■ DIRECTIONS
Of the lines in this material, how many contain "chart"? Answer with a single number only.

■ DATASET EXTRACT

↓

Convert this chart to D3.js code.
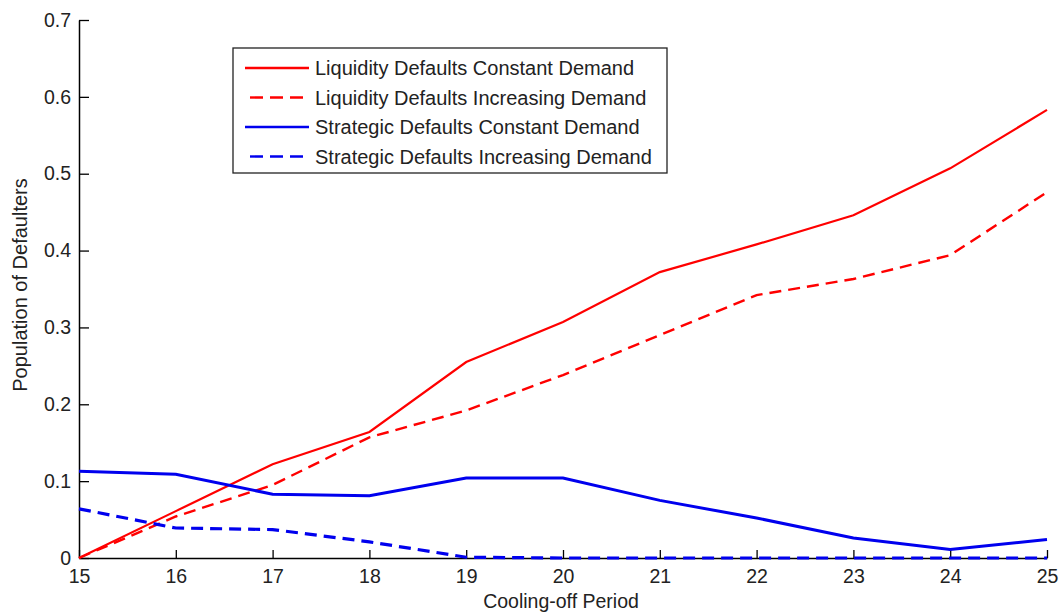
<!DOCTYPE html>
<html>
<head>
<meta charset="utf-8">
<script src="https://cdn.jsdelivr.net/npm/d3@7"></script>
<style>
  body { margin: 0; background: #fff; }
  text { font-family: "Liberation Sans", Arial, sans-serif; fill: #222; }
</style>
</head>
<body>
<div id="chart"></div>
<script>
// cooling-off periods on the x axis
let periods = [15, 16, 17, 18, 19, 20, 21, 22, 23, 24, 25];

// values
let liqConstant   = [0, 0.061, 0.122, 0.164, 0.255, 0.307, 0.372, 0.408, 0.446, 0.507, 0.583];
let liqIncreasing = [0, 0.054, 0.095, 0.157, 0.192, 0.238, 0.290, 0.342, 0.363, 0.394, 0.476];
let strConstant   = [0.113, 0.109, 0.083, 0.081, 0.104, 0.104, 0.075, 0.052, 0.026, 0.011, 0.024];
let strIncreasing = [0.064, 0.039, 0.037, 0.021, 0.001, 0, 0, 0, 0, 0, 0];

let yTicks = [0, 0.1, 0.2, 0.3, 0.4, 0.5, 0.6, 0.7];

let seriesNames = [
    "Liquidity Defaults Constant Demand",
    "Liquidity Defaults Increasing Demand",
    "Strategic Defaults Constant Demand",
    "Strategic Defaults Increasing Demand"
];

let width = 1060, height = 616;
let margin = {top: 20, right: 13, bottom: 58, left: 79};

let svg = d3.select("#chart")
    .append("svg")
    .attr("width", width)
    .attr("height", height);

let plot = svg.append("g")
    .attr("transform", `translate(${margin.left}, ${margin.top})`);

let plotW = width - margin.left - margin.right;
let plotH = height - margin.top - margin.bottom;

let x = d3.scaleLinear().domain([15, 25]).range([0, plotW]);
let y = d3.scaleLinear().domain([0, 0.7]).range([plotH, 0]);

// axes with ticks pointing inward, like the matlab figure
let xAxis = plot.append("g")
    .attr("transform", `translate(0, ${plotH})`)
    .call(d3.axisBottom(x).tickValues(periods).tickFormat(d3.format("d"))
        .tickSizeInner(-8).tickSizeOuter(0).tickPadding(11));
let yAxis = plot.append("g")
    .call(d3.axisLeft(y).tickValues(yTicks).tickFormat(d => d === 0 ? "0" : d3.format(".1f")(d))
        .tickSizeInner(-10).tickSizeOuter(0).tickPadding(8));

[xAxis, yAxis].forEach(function(ax) {
    ax.select(".domain").attr("stroke", "#000").attr("stroke-width", 1.5);
    ax.selectAll(".tick line").attr("stroke", "#000").attr("stroke-width", 1.3);
    ax.selectAll(".tick text")
        .style("font-size", "19.5px")
        .style("font-family", "'Liberation Sans', Arial, sans-serif")
        .attr("fill", "#222");
});

// Build line data from the arrays
let series = [
    {name: seriesNames[0], values: liqConstant,   color: "#ff0000", dash: null,   width: 2.2},
    {name: seriesNames[1], values: liqIncreasing, color: "#ff0000", dash: "12,7", width: 2.4},
    {name: seriesNames[2], values: strConstant,   color: "#0000ee", dash: null,   width: 3},
    {name: seriesNames[3], values: strIncreasing, color: "#0000ee", dash: "12,7", width: 3.2}
];

let line = d3.line()
    .x(function(d, i) { return x(periods[i]); })
    .y(function(d) { return y(d); });

plot.selectAll("path.series")
    .data(series)
    .enter()
    .append("path")
    .attr("class", "series")
    .attr("fill", "none")
    .attr("stroke", d => d.color)
    .attr("stroke-width", d => d.width)
    .attr("stroke-dasharray", d => d.dash)
    .attr("d", d => line(d.values));

// Legend box
let legend = svg.append("g").attr("transform", "translate(233, 48)");
legend.append("rect")
    .attr("width", 434)
    .attr("height", 125)
    .attr("fill", "#fff")
    .attr("stroke", "#222")
    .attr("stroke-width", 1.3);

let rows = legend.selectAll("g.row")
    .data(series)
    .enter()
    .append("g")
    .attr("class", "row")
    .attr("transform", function(d, i) { return `translate(0, ${20 + i * 29.5})`; });

rows.append("line")
    .attr("x1", d => d.dash ? 17 : 12)
    .attr("x2", 76)
    .attr("stroke", d => d.color)
    .attr("stroke-width", 2.4)
    .attr("stroke-dasharray", d => d.dash ? "13,7" : null);

rows.append("text")
    .attr("x", 82)
    .attr("dy", "0.36em")
    .style("font-size", "20px")
    .text(d => d.name);

// Axis titles
svg.append("text")
    .attr("transform", "translate(561, 608)")
    .style("text-anchor", "middle")
    .style("font-size", "19.5px")
    .text("Cooling-off Period");

svg.append("text")
    .attr("transform", "translate(27, 285) rotate(-90)")
    .style("text-anchor", "middle")
    .style("font-size", "20px")
    .text("Population of Defaulters");
</script>
</body>
</html>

↑

■ ANSWER TO THE EXERCISE
3